Home prices in London run out of steam as common sense takes hold

Concerns over overpaying prompt homebuyers to step back from the market as common sense takes hold amid tougher rules on mortgages

PUBLISHED : Wednesday, 18 June, 2014, 3:29am
UPDATED : Wednesday, 18 June, 2014, 3:29am

Asking prices for London homes fell from a record this month in a sign that buyer concern about overpaying is prompting them to step back from the market, according to Rightmove.

Values in London slipped 0.5 per cent to an average £589,776 (HK$7.8 million), the first decline this year, the property website operator said on Monday.

Prices in Kensington and Chelsea, Britain's most expensive district, eased 0.3 per cent to £2.38 million. Across the country, they edged 0.1 per cent higher, a below average increase for this time of year.

"Parts of the London market are starting to run out of steam," Rightmove director Miles Shipside said. "It's an example to the rest of the country of what happens when affordability and common sense get stretched too far."

The slowdown came as Bank of England governor Mark Carney was due to lead a discussion among financial stability officials yesterday on whether action was needed to prevent the property market from overheating.

Rightmove said new tougher mortgage rules and a cooling in demand might have taken some momentum from the market.

Only a third of London's 32 boroughs saw asking prices increase this month, Rightmove said. The largest gain was in Westminster, the second-most expensive district, where values climbed 3.5 per cent. Prices in Haringey, north London, slipped 4.8 per cent.

Home prices in Britain have surged in the past year amid near-record-low borrowing costs and a strengthening recovery in the economy. In London, values got an extra boost from cash-rich foreign investors seeking a haven. Rightmove's report showed British house prices had jumped 7.7 per cent in the past year, with London up 14.5 per cent.
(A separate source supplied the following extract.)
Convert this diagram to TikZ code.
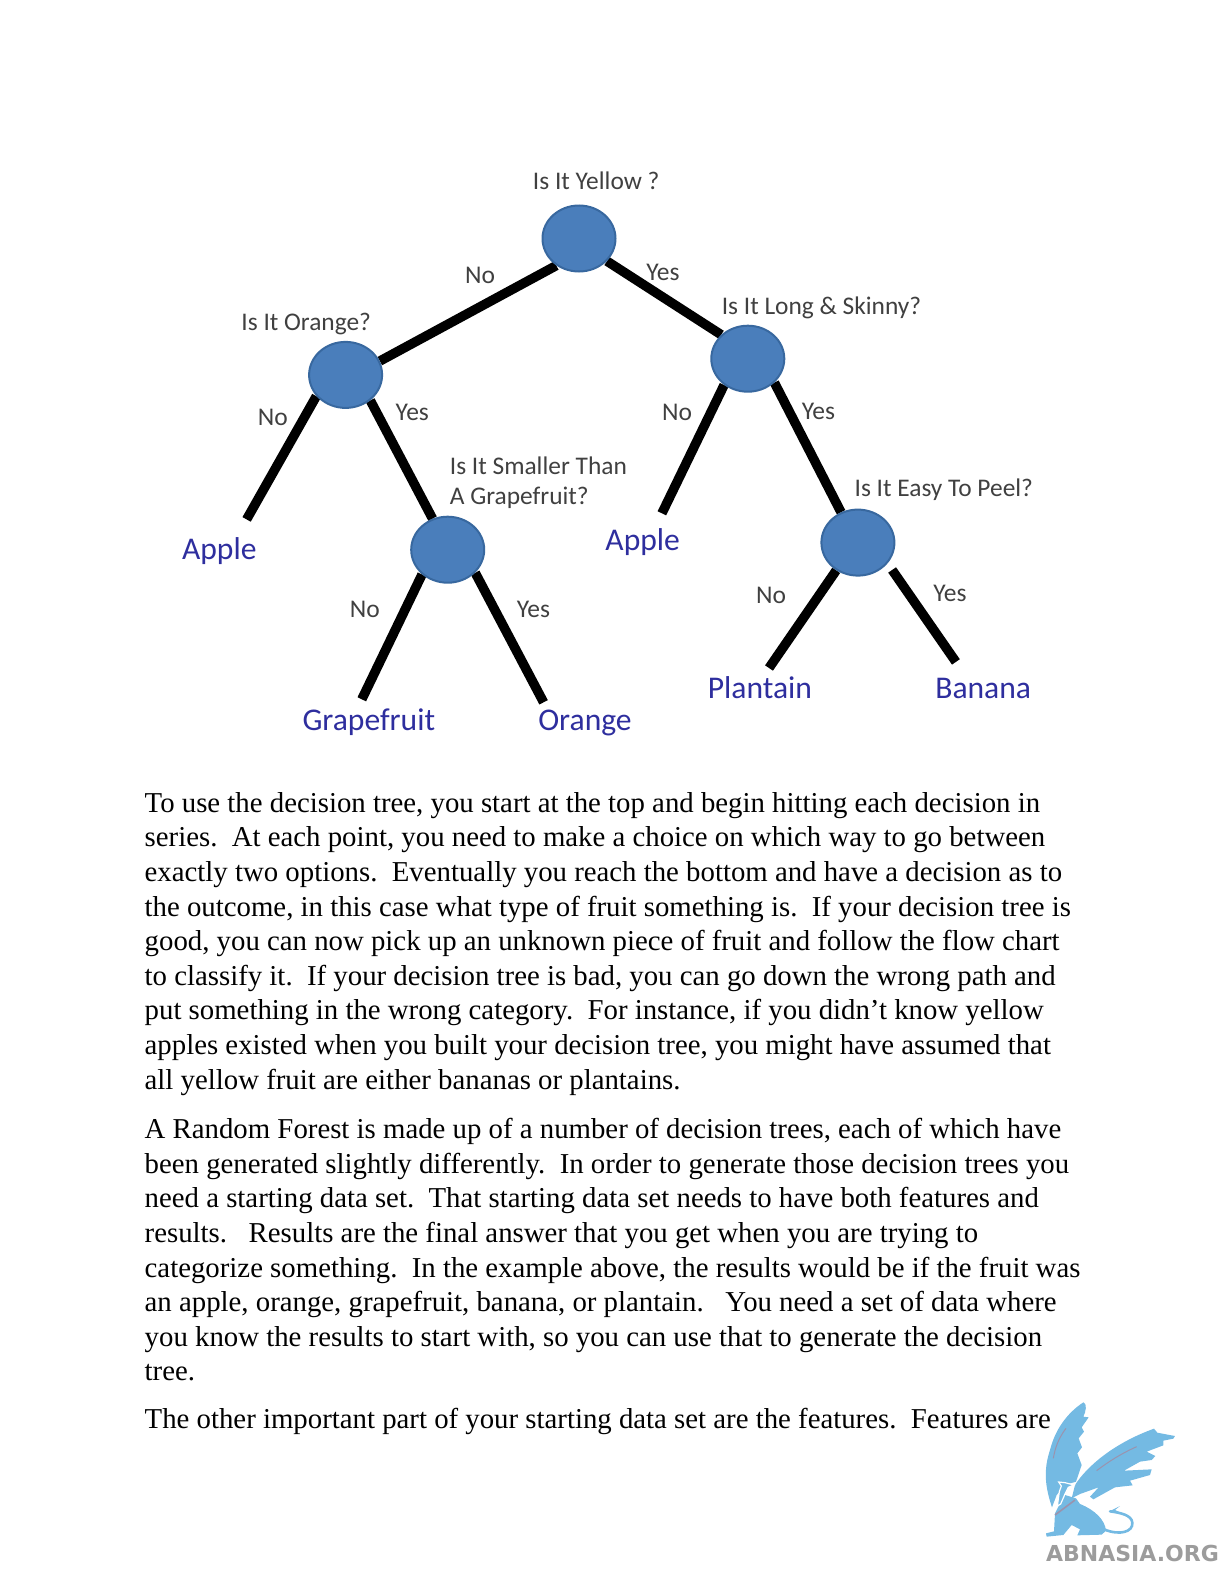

The surge has prompted warnings from both the Bank of England and international groups such as the European Commission.

Carney said last week that housing debt was a concern and the government planned to give the central bank additional powers to curb mortgage lending. That may further restrict growth after the introduction of new rules in the Mortgage Market Review.

"Through luck or judgment, it appears that the timing of the [market review], more property for sale in all regions and a tail-off in pent-up buyer demand are alleviating some of the upward price pressure," Shipside said. "This will come as a relief to the governor of the Bank of England and the [Financial Policy Committee."